Centos7安装Hadoop环境记录
环境介绍
- 虚机数量:3
- 操作系统版本:CentOS-7-x86_64-Minimal-2009.iso
集群介绍
软件版本介绍
- JDK版本:jdk-8u281-linux-x64.tar.gz
- hadoop版本:hadoop-3.2.2.tar.gz
- zookeeper版本:
- hbase版本:
- Storm版本:
- kafka版本:
- MySQL版本:mysql-8.0.22-linux-glibc2.12-x86_64
- hive版本:apache-hive-3.1.2
- Flume版本:
- Spark版本:
前期准备
每台主机节点都进行相同设置
1.设置hostname
在这里设置为master,命令语法为:
[root@192 ~]sudo hostnamectl set-hostname master
[root@master ~]vi /etc/hosts
#添加以下配置
192.168.11.212 master
2. 设置用户
新建用户hadoop
千万注意:不要在root权限下配置集群
- 新建 hadoop用户组
[root@master ~]groupadd hadoop
- 新建用户 hadoop,并将该用户添加到用户组 hadoop
[root@master ~]useradd hadoop -g hadoop
- 为 hadoop用户设置密码
[root@master ~]passwd hadoop
添加sudo权限
- 切换到root用户,修改 /etc/sudoers 文件
[root@master ~]vi /etc/sudoers
添加如下语句:
##Allow root to run any commands anywhere
rootALL=(ALL) ALL
hadoop ALL=(ALL) ALL
3. 安装Java并设置相应的环境变量
***Hadoop3.0之后的版本只支持Java8以后的版本。

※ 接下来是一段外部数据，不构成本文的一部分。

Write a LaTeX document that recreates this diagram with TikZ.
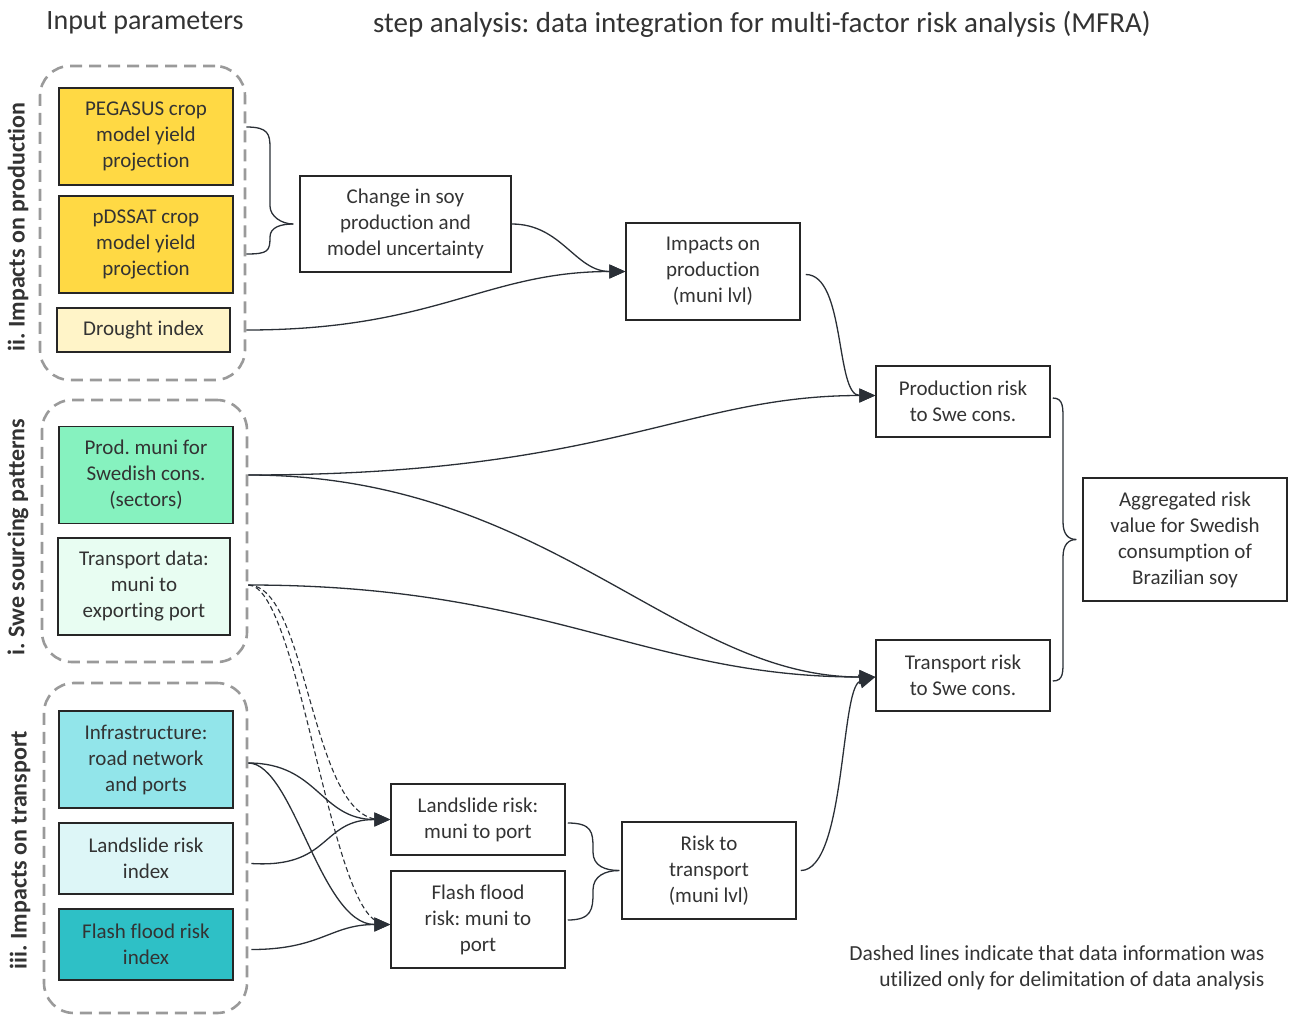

***下载完jdk解压之后放置于/soft(目录可以更改),下载完之后在/etc/profile中配置相关的环境变量。
安装JDK
- 准备JDK:jdk-8u281-linux-x64.tar.gz,将其上传到主机/home/hadoop 目录
- 新建/soft 文件夹,并将该文件夹的用户组权限和用户权限改为hadoop,该文件夹下为所有需要安装的软件
//创建soft文件夹
[hadoop@master /]$ sudo mkdir /soft
//修改权限
[hadoop@master /]$ sudo chown hadoop:hadoop /soft
- 解压jdk-8u281-linux-x64.tar.gz到/soft 目录下,并创建符号链接
// 从 /home/hadoop 下解压到 /soft
[hadoop@master ~]$ tar -xzvf jdk-8u281-linux-x64.tar.gz -C /soft
- 在 /etc/profile 文件中配置环境变量,运行source /etc/profile,使其立即生效
// 进入profile
[hadoop@master ~]$ sudo vi /etc/profile
// 环境变量
#jdk
export JAVA_HOME=/soft/jdk1.8.0_281
export JRE_HOME=/soft/jdk1.8.0_281/jre
export CLASSPATH=.:$JAVA_HOME/lib:$JRE_HOME/lib
export PATH=$PATH:$JAVA_HOME/bin
// source 立即生效
[hadoop@master ~]$ source /etc/profile
- 检验是否安装配置成功
[hadoop@master ~]$ java -version
// 显示如下
java version "1.8.0_281"
Java(TM) SE Runtime Environment (build 1.8.0_281-b09)
Java HotSpot(TM) 64-Bit Server VM (build 25.281-b09, mixed mode)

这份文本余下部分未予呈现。